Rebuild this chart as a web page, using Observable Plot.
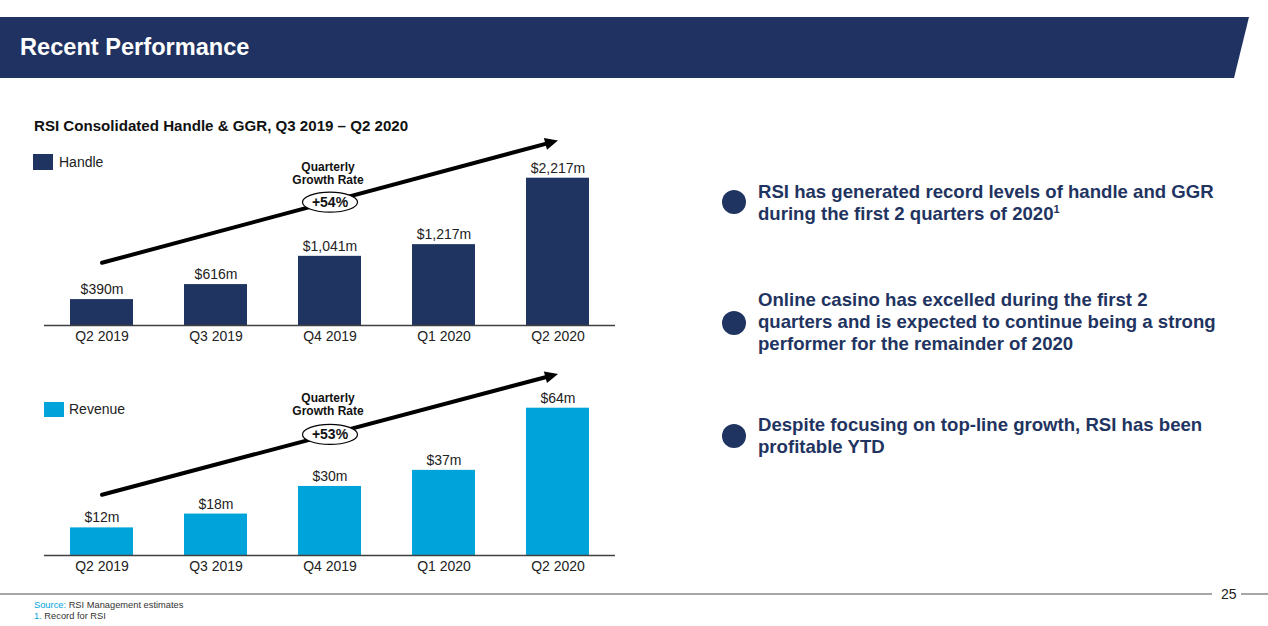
<!DOCTYPE html>
<html>
<head>
<meta charset="utf-8">
<script src="https://cdn.jsdelivr.net/npm/d3@7"></script>
<script src="https://cdn.jsdelivr.net/npm/@observablehq/plot@0.6"></script>
<style>
  html, body { margin: 0; padding: 0; background: #fff; }
  body { width: 1268px; height: 626px; position: relative; overflow: hidden;
         font-family: Arial, "Liberation Sans", sans-serif; }
  .abs { position: absolute; }
  #band { left: 0; top: 17px; width: 1252px; height: 61px; background: #1f3261;
          clip-path: polygon(0 0, 1249px 0, 1234px 61px, 0 61px); }
  #title { left: 20px; top: 36px; color: #fff; font-weight: bold; font-size: 23.6px; line-height: 1; white-space: nowrap; }
  #ctitle { left: 34px; top: 118px; color: #111; font-weight: bold; font-size: 15.1px; line-height: 1; white-space: nowrap; }
  .leg { font-size: 14px; color: #222; line-height: 1; white-space: nowrap; }
  .sw { display: block; }
  .bul { width: 24px; height: 24px; border-radius: 50%; background: #1f3461; }
  .btxt { left: 758px; font-size: 18.6px; font-weight: bold; color: #1f3461; line-height: 22px; white-space: nowrap; }
  .sup { font-size: 11px; position: relative; top: -7px; }
  .foot { font-size: 9.3px; color: #333; line-height: 1; white-space: nowrap; }
  .cy { color: #00a3da; }
</style>
</head>
<body>
<div id="band" class="abs"></div>
<div id="title" class="abs">Recent Performance</div>
<div id="ctitle" class="abs">RSI Consolidated Handle &amp; GGR, Q3 2019 – Q2 2020</div>

<div id="chart1" class="abs" style="left:0;top:130px;"></div>
<div id="chart2" class="abs" style="left:0;top:360px;"></div>

<div class="abs sw" style="left:33px;top:154px;width:20px;height:16px;background:#1f3461"></div>
<div class="abs leg" style="left:59px;top:155px;">Handle</div>
<div class="abs sw" style="left:44px;top:402px;width:20px;height:15px;background:#00a3da"></div>
<div class="abs leg" style="left:69px;top:402px;">Revenue</div>

<div class="abs bul" style="left:722px;top:190px;"></div>
<div class="abs btxt" style="top:181px;">RSI has generated record levels of handle and GGR<br>during the first 2 quarters of 2020<span class="sup">1</span></div>
<div class="abs bul" style="left:722px;top:311px;"></div>
<div class="abs btxt" style="top:289px;">Online casino has excelled during the first 2<br>quarters and is expected to continue being a strong<br>performer for the remainder of 2020</div>
<div class="abs bul" style="left:722px;top:424px;"></div>
<div class="abs btxt" style="top:414px;">Despite focusing on top-line growth, RSI has been<br>profitable YTD</div>

<div class="abs" style="left:0;top:593px;width:1212px;height:2px;background:#a6a6a6"></div>
<div class="abs" style="left:1221px;top:587px;font-size:14px;line-height:1;color:#222">25</div>
<div class="abs" style="left:1241px;top:593px;width:27px;height:2px;background:#a6a6a6"></div>
<div class="abs foot" style="left:34px;top:601px;"><span class="cy">Source:</span> RSI Management estimates</div>
<div class="abs foot" style="left:34px;top:612px;"><span class="cy">1.</span> Record for RSI</div>

<script>
// ---- data ----
const quarters = ["Q2 2019", "Q3 2019", "Q4 2019", "Q1 2020", "Q2 2020"];
const handle = [390, 616, 1041, 1217, 2217];      // $m
const revenue = [12, 18, 30, 37, 64];             // $m
const growthLabels = ["+54%", "+53%"];
// annotation positions in data units (start, end of trend arrow)
const handleArrow = [944, 2784];
const revenueArrow = [26.4, 78.9];
const handleNoteY = [2292, 1856];   // "Quarterly Growth Rate" text, badge
const revenueNoteY = [65.8, 52.6];

const FONT = 'Arial, "Liberation Sans", sans-serif';
const fmt = v => "$" + d3.format(",")(v) + "m";

// ellipse badge symbol
const ellipse = {
  draw(ctx) {
    const rx = 27.5, ry = 10, k = 0.5523;
    ctx.moveTo(rx, 0);
    ctx.bezierCurveTo(rx, ry * k, rx * k, ry, 0, ry);
    ctx.bezierCurveTo(-rx * k, ry, -rx, ry * k, -rx, 0);
    ctx.bezierCurveTo(-rx, -ry * k, -rx * k, -ry, 0, -ry);
    ctx.bezierCurveTo(rx * k, -ry, rx, -ry * k, rx, 0);
    ctx.closePath();
  }
};
// solid arrowhead with its tip at the origin, pointing up
const head = {
  draw(ctx) {
    ctx.moveTo(0, 0);
    ctx.lineTo(-6, 13);
    ctx.lineTo(6, 13);
    ctx.closePath();
  }
};

function makeChart(values, color, arrowY, noteY, badge) {
  const data = quarters.map((q, i) => ({q, v: values[i]}));
  const first = quarters[0], last = quarters[quarters.length - 1], mid = quarters[2];
  return Plot.plot({
    width: 640, height: 220,
    marginLeft: 44, marginRight: 25, marginTop: 47.7, marginBottom: 25,
    style: {fontFamily: FONT, fontSize: "14px", color: "#222", background: "transparent", overflow: "visible"},
    x: {domain: quarters, paddingInner: 0.445, paddingOuter: 0.222, tickSize: 0, tickPadding: 6, label: null},
    y: {domain: [0, d3.max(values)], axis: null},
    marks: [
      Plot.barY(data, {x: "q", y: "v", fill: color}),
      Plot.ruleY([0], {stroke: "#404040", strokeWidth: 1.5}),
      Plot.text(data, {x: "q", y: "v", text: d => fmt(d.v), dy: -10, fontSize: 14, fill: "#222"}),
      Plot.arrow([0], {x1: () => first, y1: () => arrowY[0], x2: () => last, y2: () => arrowY[1],
                       stroke: "#000", strokeWidth: 4, headLength: 0, headAngle: 0, insetEnd: 10}),
      Plot.dot([0], {x: () => last, y: () => arrowY[1], symbol: head, r: 5, fill: "#000", rotate: 75}),
      Plot.text([0], {x: () => mid, y: () => noteY[0], text: () => "Quarterly\nGrowth Rate",
                      fontWeight: "bold", fontSize: 12, lineHeight: 1.1, dx: -2, fill: "#111"}),
      Plot.dot([0], {x: () => mid, y: () => noteY[1], symbol: ellipse, r: 5, fill: "#fff", stroke: "#000", strokeWidth: 1.2}),
      Plot.text([0], {x: () => mid, y: () => noteY[1], text: () => badge, fontWeight: "bold", fontSize: 14, fill: "#111"})
    ]
  });
}

document.getElementById("chart1").appendChild(makeChart(handle, "#1f3461", handleArrow, handleNoteY, growthLabels[0]));
document.getElementById("chart2").appendChild(makeChart(revenue, "#00a3da", revenueArrow, revenueNoteY, growthLabels[1]));
</script>
</body>
</html>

-------------------------

_WORK TO DO:_ All of the data above should be transcribed verbatim, with pictures omitted.

_SOLUTION FOR THIS PROBLEM:_
Rebuild this chart as a web page, using Observable Plot.
<!DOCTYPE html>
<html>
<head>
<meta charset="utf-8">
<script src="https://cdn.jsdelivr.net/npm/d3@7"></script>
<script src="https://cdn.jsdelivr.net/npm/@observablehq/plot@0.6"></script>
<style>
  html, body { margin: 0; padding: 0; background: #fff; }
  body { width: 1268px; height: 626px; position: relative; overflow: hidden;
         font-family: Arial, "Liberation Sans", sans-serif; }
  .abs { position: absolute; }
  #band { left: 0; top: 17px; width: 1252px; height: 61px; background: #1f3261;
          clip-path: polygon(0 0, 1249px 0, 1234px 61px, 0 61px); }
  #title { left: 20px; top: 36px; color: #fff; font-weight: bold; font-size: 23.6px; line-height: 1; white-space: nowrap; }
  #ctitle { left: 34px; top: 118px; color: #111; font-weight: bold; font-size: 15.1px; line-height: 1; white-space: nowrap; }
  .leg { font-size: 14px; color: #222; line-height: 1; white-space: nowrap; }
  .sw { display: block; }
  .bul { width: 24px; height: 24px; border-radius: 50%; background: #1f3461; }
  .btxt { left: 758px; font-size: 18.6px; font-weight: bold; color: #1f3461; line-height: 22px; white-space: nowrap; }
  .sup { font-size: 11px; position: relative; top: -7px; }
  .foot { font-size: 9.3px; color: #333; line-height: 1; white-space: nowrap; }
  .cy { color: #00a3da; }
</style>
</head>
<body>
<div id="band" class="abs"></div>
<div id="title" class="abs">Recent Performance</div>
<div id="ctitle" class="abs">RSI Consolidated Handle &amp; GGR, Q3 2019 – Q2 2020</div>

<div id="chart1" class="abs" style="left:0;top:130px;"></div>
<div id="chart2" class="abs" style="left:0;top:360px;"></div>

<div class="abs sw" style="left:33px;top:154px;width:20px;height:16px;background:#1f3461"></div>
<div class="abs leg" style="left:59px;top:155px;">Handle</div>
<div class="abs sw" style="left:44px;top:402px;width:20px;height:15px;background:#00a3da"></div>
<div class="abs leg" style="left:69px;top:402px;">Revenue</div>

<div class="abs bul" style="left:722px;top:190px;"></div>
<div class="abs btxt" style="top:181px;">RSI has generated record levels of handle and GGR<br>during the first 2 quarters of 2020<span class="sup">1</span></div>
<div class="abs bul" style="left:722px;top:311px;"></div>
<div class="abs btxt" style="top:289px;">Online casino has excelled during the first 2<br>quarters and is expected to continue being a strong<br>performer for the remainder of 2020</div>
<div class="abs bul" style="left:722px;top:424px;"></div>
<div class="abs btxt" style="top:414px;">Despite focusing on top-line growth, RSI has been<br>profitable YTD</div>

<div class="abs" style="left:0;top:593px;width:1212px;height:2px;background:#a6a6a6"></div>
<div class="abs" style="left:1221px;top:587px;font-size:14px;line-height:1;color:#222">25</div>
<div class="abs" style="left:1241px;top:593px;width:27px;height:2px;background:#a6a6a6"></div>
<div class="abs foot" style="left:34px;top:601px;"><span class="cy">Source:</span> RSI Management estimates</div>
<div class="abs foot" style="left:34px;top:612px;"><span class="cy">1.</span> Record for RSI</div>

<script>
// ---- data ----
const quarters = ["Q2 2019", "Q3 2019", "Q4 2019", "Q1 2020", "Q2 2020"];
const handle = [390, 616, 1041, 1217, 2217];      // $m
const revenue = [12, 18, 30, 37, 64];             // $m
const growthLabels = ["+54%", "+53%"];
// annotation positions in data units (start, end of trend arrow)
const handleArrow = [944, 2784];
const revenueArrow = [26.4, 78.9];
const handleNoteY = [2292, 1856];   // "Quarterly Growth Rate" text, badge
const revenueNoteY = [65.8, 52.6];

const FONT = 'Arial, "Liberation Sans", sans-serif';
const fmt = v => "$" + d3.format(",")(v) + "m";

// ellipse badge symbol
const ellipse = {
  draw(ctx) {
    const rx = 27.5, ry = 10, k = 0.5523;
    ctx.moveTo(rx, 0);
    ctx.bezierCurveTo(rx, ry * k, rx * k, ry, 0, ry);
    ctx.bezierCurveTo(-rx * k, ry, -rx, ry * k, -rx, 0);
    ctx.bezierCurveTo(-rx, -ry * k, -rx * k, -ry, 0, -ry);
    ctx.bezierCurveTo(rx * k, -ry, rx, -ry * k, rx, 0);
    ctx.closePath();
  }
};
// solid arrowhead with its tip at the origin, pointing up
const head = {
  draw(ctx) {
    ctx.moveTo(0, 0);
    ctx.lineTo(-6, 13);
    ctx.lineTo(6, 13);
    ctx.closePath();
  }
};

function makeChart(values, color, arrowY, noteY, badge) {
  const data = quarters.map((q, i) => ({q, v: values[i]}));
  const first = quarters[0], last = quarters[quarters.length - 1], mid = quarters[2];
  return Plot.plot({
    width: 640, height: 220,
    marginLeft: 44, marginRight: 25, marginTop: 47.7, marginBottom: 25,
    style: {fontFamily: FONT, fontSize: "14px", color: "#222", background: "transparent", overflow: "visible"},
    x: {domain: quarters, paddingInner: 0.445, paddingOuter: 0.222, tickSize: 0, tickPadding: 6, label: null},
    y: {domain: [0, d3.max(values)], axis: null},
    marks: [
      Plot.barY(data, {x: "q", y: "v", fill: color}),
      Plot.ruleY([0], {stroke: "#404040", strokeWidth: 1.5}),
      Plot.text(data, {x: "q", y: "v", text: d => fmt(d.v), dy: -10, fontSize: 14, fill: "#222"}),
      Plot.arrow([0], {x1: () => first, y1: () => arrowY[0], x2: () => last, y2: () => arrowY[1],
                       stroke: "#000", strokeWidth: 4, headLength: 0, headAngle: 0, insetEnd: 10}),
      Plot.dot([0], {x: () => last, y: () => arrowY[1], symbol: head, r: 5, fill: "#000", rotate: 75}),
      Plot.text([0], {x: () => mid, y: () => noteY[0], text: () => "Quarterly\nGrowth Rate",
                      fontWeight: "bold", fontSize: 12, lineHeight: 1.1, dx: -2, fill: "#111"}),
      Plot.dot([0], {x: () => mid, y: () => noteY[1], symbol: ellipse, r: 5, fill: "#fff", stroke: "#000", strokeWidth: 1.2}),
      Plot.text([0], {x: () => mid, y: () => noteY[1], text: () => badge, fontWeight: "bold", fontSize: 14, fill: "#111"})
    ]
  });
}

document.getElementById("chart1").appendChild(makeChart(handle, "#1f3461", handleArrow, handleNoteY, growthLabels[0]));
document.getElementById("chart2").appendChild(makeChart(revenue, "#00a3da", revenueArrow, revenueNoteY, growthLabels[1]));
</script>
</body>
</html>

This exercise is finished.